Provided material
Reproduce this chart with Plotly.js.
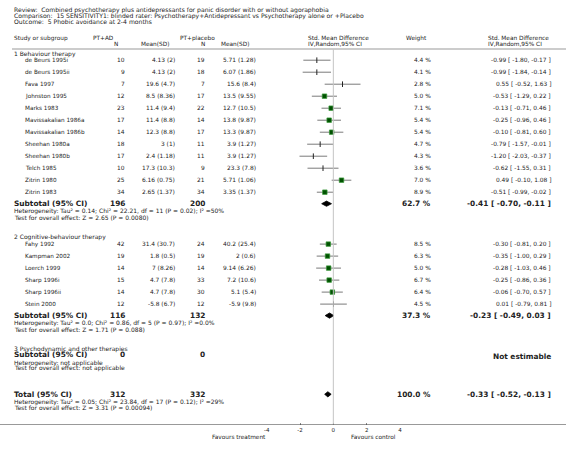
<!DOCTYPE html>
<html><head><meta charset="utf-8">
<script src="https://cdn.plot.ly/plotly-3.0.1.min.js"></script>
<style>html,body{margin:0;padding:0;background:#fff;}#chart{width:566px;height:455px;}</style>
</head><body><div id="chart"></div>
<script>
// ---------- DATA ----------
const titleLines = [
  "Review:\u00a0 Combined psychotherapy plus antidepressants for panic disorder with or without agoraphobia",
  "Comparison:\u00a0 15 SENSITIVITY1: blinded rater: Psychotherapy+Antidepressant vs Psychotherapy alone or +Placebo",
  "Outcome:\u00a0 5 Phobic avoidance at 2-4 months"
];
const groupNames = ["1 Behaviour therapy", "2 Cognitive-behaviour therapy", "3 Psychodynamic and other therapies"];

// Group 1
const g1Studies = ["de Beurs 1995i","de Beurs 1995ii","Fava 1997","Johnston 1995","Marks 1983","Mavissakalian 1986a","Mavissakalian 1986b","Sheehan 1980a","Sheehan 1980b","Telch 1985","Zitrin 1980","Zitrin 1983"];
const g1N1 = [10,9,7,12,23,17,14,18,17,10,25,34];
const g1Mean1 = [4.13,4.13,19.6,8.5,11.4,11.4,12.3,3,2.4,17.3,6.16,2.65];
const g1SD1 = [2,2,4.7,8.36,9.4,8.8,8.8,1,1.18,10.3,0.75,1.37];
const g1N2 = [19,18,7,17,22,14,17,11,11,9,21,34];
const g1Mean2 = [5.71,6.07,15.6,13.5,12.7,13.8,13.3,3.9,3.9,23.3,5.71,3.35];
const g1SD2 = [1.28,1.86,8.4,9.55,10.5,9.87,9.87,1.27,1.27,7.8,1.06,1.37];
const g1Weight = [4.4,4.1,2.8,5.0,7.1,5.4,5.4,4.7,4.3,3.6,7.0,8.9];
const g1Est = [-0.99,-0.99,0.55,-0.53,-0.13,-0.25,-0.10,-0.79,-1.20,-0.62,0.49,-0.51];
const g1Lo = [-1.80,-1.84,-0.52,-1.29,-0.71,-0.96,-0.81,-1.57,-2.03,-1.55,-0.10,-0.99];
const g1Hi = [-0.17,-0.14,1.63,0.22,0.46,0.46,0.60,-0.01,-0.37,0.31,1.08,-0.02];

// Group 2
const g2Studies = ["Fahy 1992","Kampman 2002","Loerch 1999","Sharp 1996i","Sharp 1996ii","Stein 2000"];
const g2N1 = [42,19,14,15,14,12];
const g2Mean1 = [31.4,1.8,7,4.7,4.7,-5.8];
const g2SD1 = [30.7,0.5,8.26,7.8,7.8,6.7];
const g2N2 = [24,19,14,33,30,12];
const g2Mean2 = [40.2,2,9.14,7.2,5.1,-5.9];
const g2SD2 = [25.4,0.6,6.26,10.6,5.4,9.8];
const g2Weight = [8.5,6.3,5.0,6.7,6.4,4.5];
const g2Est = [-0.30,-0.35,-0.28,-0.25,-0.06,0.01];
const g2Lo = [-0.81,-1.00,-1.03,-0.86,-0.70,-0.79];
const g2Hi = [0.20,0.29,0.46,0.36,0.57,0.81];

// Subtotals [group1, group2, group3] and total
const subN1 = [196,116,0];
const subN2 = [200,132,0];
const subWeight = [62.7,37.3,null];
const subEst = [-0.41,-0.23,null];
const subLo = [-0.70,-0.49,null];
const subHi = [-0.11,0.03,null];
const subHet = [
  "Heterogeneity: Tau\u00b2 = 0.14; Chi\u00b2 = 22.21, df = 11 (P = 0.02); I\u00b2 =50%",
  "Heterogeneity: Tau\u00b2 = 0.0; Chi\u00b2 = 0.86, df = 5 (P = 0.97); I\u00b2 =0.0%",
  "Heterogeneity: not applicable"
];
const subTest = [
  "Test for overall effect: Z = 2.65 (P = 0.0080)",
  "Test for overall effect: Z = 1.71 (P = 0.088)",
  "Test for overall effect: not applicable"
];
const totN1 = 312, totN2 = 332, totWeight = 100.0;
const totEst = -0.33, totLo = -0.52, totHi = -0.13;
const totHet = "Heterogeneity: Tau\u00b2 = 0.05; Chi\u00b2 = 23.84, df = 17 (P = 0.12); I\u00b2 =29%";
const totTest = "Test for overall effect: Z = 3.31 (P = 0.00094)";
const tickVals = [-4,-2,0,2,4];
const tickLabels = ["-4","-2","0","2","4"];
const favLeft = "Favours treatment", favRight = "Favours control";

// ---------- LAYOUT HELPERS ----------
const W = 566, H = 455;
const AXIS_Y = 425;
const FONT = "DejaVu Sans, Verdana, sans-serif";
const TXT = "#222";
const TITLE = 6.1, HEAD = 5.8, NAME = 5.7, GROUP = 6.0, STAT = 6.0, NUM = 5.9, BOLD = 7.4;
const annotations = [];
function ann(text, x, y, anchor, size, bold) {
  annotations.push({
    text: bold ? "<b>" + text + "</b>" : text,
    x: x / W, y: 1 - y / H, xref: "paper", yref: "paper",
    xanchor: anchor, yanchor: "middle", showarrow: false, borderpad: 0,
    font: {family: FONT, size: size, color: TXT}
  });
}
const COL = {label: 13, study: 24, n1: 126, m1: 176, n2: 206, m2: 257, w: 432, ci: 552};
function fmtCI(e, l, h) { return e.toFixed(2) + " [ " + l.toFixed(2) + ", " + h.toFixed(2) + " ]"; }

// header
titleLines.forEach((t, i) => ann(t, 13, 10 + i * 5.7, "left", TITLE));
ann("Study or subgroup", 13, 38, "left", HEAD);
ann("PT+AD", 103, 38, "center", HEAD);
ann("N", 116, 44.2, "center", HEAD);
ann("Mean(SD)", 155, 44.2, "center", HEAD);
ann("PT+placebo", 197, 38, "center", HEAD);
ann("N", 203, 44.2, "center", HEAD);
ann("Mean(SD)", 235, 44.2, "center", HEAD);
ann("Std. Mean Difference", 306.5, 38, "left", HEAD);
ann("IV,Random,95% CI", 306.5, 44.2, "left", HEAD);
ann("Weight", 405, 38, "left", HEAD);
ann("Std. Mean Difference", 487, 38, "left", HEAD);
ann("IV,Random,95% CI", 487, 44.2, "left", HEAD);

// traces data collectors
const ciX = [], ciY = [];
const sqX = [], sqY = [];
const tkX = [], tkY = [];
const dmX = [], dmY = [];
function diamond(e, l, h, y) {
  dmX.push(l, e, h, e, l, null);
  dmY.push(y, y - 2.6, y, y + 2.6, y, null);
}

const groups = [
  {s: g1Studies, n1: g1N1, m1: g1Mean1, sd1: g1SD1, n2: g1N2, m2: g1Mean2, sd2: g1SD2, w: g1Weight, e: g1Est, l: g1Lo, h: g1Hi},
  {s: g2Studies, n1: g2N1, m1: g2Mean1, sd1: g2SD1, n2: g2N2, m2: g2Mean2, sd2: g2SD2, w: g2Weight, e: g2Est, l: g2Lo, h: g2Hi},
  {s: [], n1: [], m1: [], sd1: [], n2: [], m2: [], sd2: [], w: [], e: [], l: [], h: []}
];

let y = 53.5;
const STEP = 12;
groups.forEach((g, gi) => {
  ann(groupNames[gi], COL.label, y, "left", GROUP);
  let subY;
  if (g.s.length) {
    let ry = y + 6.7;
    g.s.forEach((name, i) => {
      ann(name, COL.study, ry, "left", NAME);
      ann(String(g.n1[i]), COL.n1, ry, "right", NUM);
      ann(g.m1[i] + " (" + g.sd1[i] + ")", COL.m1, ry, "right", NUM);
      ann(String(g.n2[i]), COL.n2, ry, "right", NUM);
      ann(g.m2[i] + " (" + g.sd2[i] + ")", COL.m2, ry, "right", NUM);
      ann(g.w[i].toFixed(1) + " %", COL.w, ry, "right", NUM);
      ann(fmtCI(g.e[i], g.l[i], g.h[i]), COL.ci, ry, "right", NUM);
      ciX.push(g.l[i], g.h[i], null); ciY.push(ry, ry, null);
      if (g.w[i] >= 5.0) { sqX.push(g.e[i]); sqY.push(ry); }
      else { tkX.push(g.e[i]); tkY.push(ry); }
      ry += STEP;
    });
    subY = ry - 0.5;
  } else {
    subY = y + 5.6;
  }
  ann("Subtotal (95% CI)", COL.label, subY, "left", BOLD, true);
  ann(String(subN1[gi]), COL.n1, subY, "right", BOLD, true);
  ann(String(subN2[gi]), COL.n2, subY, "right", BOLD, true);
  if (subEst[gi] !== null) {
    ann(subWeight[gi].toFixed(1) + " %", COL.w, subY, "right", BOLD, true);
    ann(fmtCI(subEst[gi], subLo[gi], subHi[gi]), COL.ci, subY, "right", BOLD, true);
    diamond(subEst[gi], subLo[gi], subHi[gi], subY);
  } else {
    ann("Not estimable", COL.ci, subY + 1.5, "right", BOLD, true);
  }
  ann(subHet[gi], COL.label, subY + 7.6, "left", STAT);
  ann(subTest[gi], COL.label, subY + 13.4, "left", STAT);
  y = subY + 13.4 + 20.3;
});
const totY = y - 20.3 + 26;
ann("Total (95% CI)", COL.label, totY, "left", BOLD, true);
ann(String(totN1), COL.n1, totY, "right", BOLD, true);
ann(String(totN2), COL.n2, totY, "right", BOLD, true);
ann(totWeight.toFixed(1) + " %", COL.w, totY, "right", BOLD, true);
ann(fmtCI(totEst, totLo, totHi), COL.ci, totY, "right", BOLD, true);
diamond(totEst, totLo, totHi, totY);
ann(totHet, COL.label, totY + 7.4, "left", STAT);
ann(totTest, COL.label, totY + 13.1, "left", STAT);

ann(favLeft, 267, 436.5, "right", HEAD);
ann(favRight, 350, 436.5, "left", HEAD);

const traces = [
  {x: ciX, y: ciY, mode: "lines", line: {color: "#7a7a7a", width: 1}, hoverinfo: "skip", cliponaxis: false},
  {x: tkX, y: tkY, mode: "markers", marker: {symbol: "line-ns-open", size: 4, color: "#222", line: {color: "#222", width: 1}}, hoverinfo: "skip", cliponaxis: false},
  {x: sqX, y: sqY, mode: "markers", marker: {symbol: "square", size: 4.5, color: "#005200", line: {color: "#3a9a3a", width: 0.7}}, hoverinfo: "skip", cliponaxis: false},
  {x: dmX, y: dmY, mode: "lines", fill: "toself", fillcolor: "#000", line: {color: "#000", width: 0.8}, hoverinfo: "skip", cliponaxis: false}
];

const layout = {
  width: W, height: H,
  margin: {l: 0, r: 0, t: 0, b: 0, pad: 0},
  paper_bgcolor: "#fff", plot_bgcolor: "rgba(0,0,0,0)",
  showlegend: false,
  font: {family: FONT, color: TXT},
  xaxis: {
    domain: [266.67 / W, 400 / W], range: [-4, 4], autorange: false,
    tickmode: "array", tickvals: tickVals, ticktext: tickLabels,
    ticks: "inside", ticklen: 2, tickcolor: "#888", tickwidth: 1,
    tickfont: {family: FONT, size: 5.5, color: TXT},
    showgrid: false, zeroline: false, showline: false, fixedrange: true
  },
  yaxis: {domain: [(H - AXIS_Y) / H, 1], range: [AXIS_Y, 0], autorange: false, visible: false, fixedrange: true},
  shapes: [
    {type: "line", xref: "paper", yref: "y", x0: 12 / W, x1: 1, y0: 49, y1: 49, line: {color: "#999", width: 1}},
    {type: "line", xref: "x", yref: "y", x0: 0, x1: 0, y0: 49, y1: AXIS_Y, line: {color: "#c4c4c4", width: 1}},
    {type: "line", xref: "paper", yref: "y", x0: 0, x1: 1, y0: AXIS_Y, y1: AXIS_Y, line: {color: "#333", width: 1}}
  ],
  annotations: annotations
};
Plotly.newPlot("chart", traces, layout, {staticPlot: true, displayModeBar: false});
</script></body></html>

Required task
Print the data above verbatim from the first line through the line holding "Psychodynamic and other", leaving every picture out.

Written solution
Reproduce this chart with Plotly.js.
<!DOCTYPE html>
<html><head><meta charset="utf-8">
<script src="https://cdn.plot.ly/plotly-3.0.1.min.js"></script>
<style>html,body{margin:0;padding:0;background:#fff;}#chart{width:566px;height:455px;}</style>
</head><body><div id="chart"></div>
<script>
// ---------- DATA ----------
const titleLines = [
  "Review:\u00a0 Combined psychotherapy plus antidepressants for panic disorder with or without agoraphobia",
  "Comparison:\u00a0 15 SENSITIVITY1: blinded rater: Psychotherapy+Antidepressant vs Psychotherapy alone or +Placebo",
  "Outcome:\u00a0 5 Phobic avoidance at 2-4 months"
];
const groupNames = ["1 Behaviour therapy", "2 Cognitive-behaviour therapy", "3 Psychodynamic and other therapies"];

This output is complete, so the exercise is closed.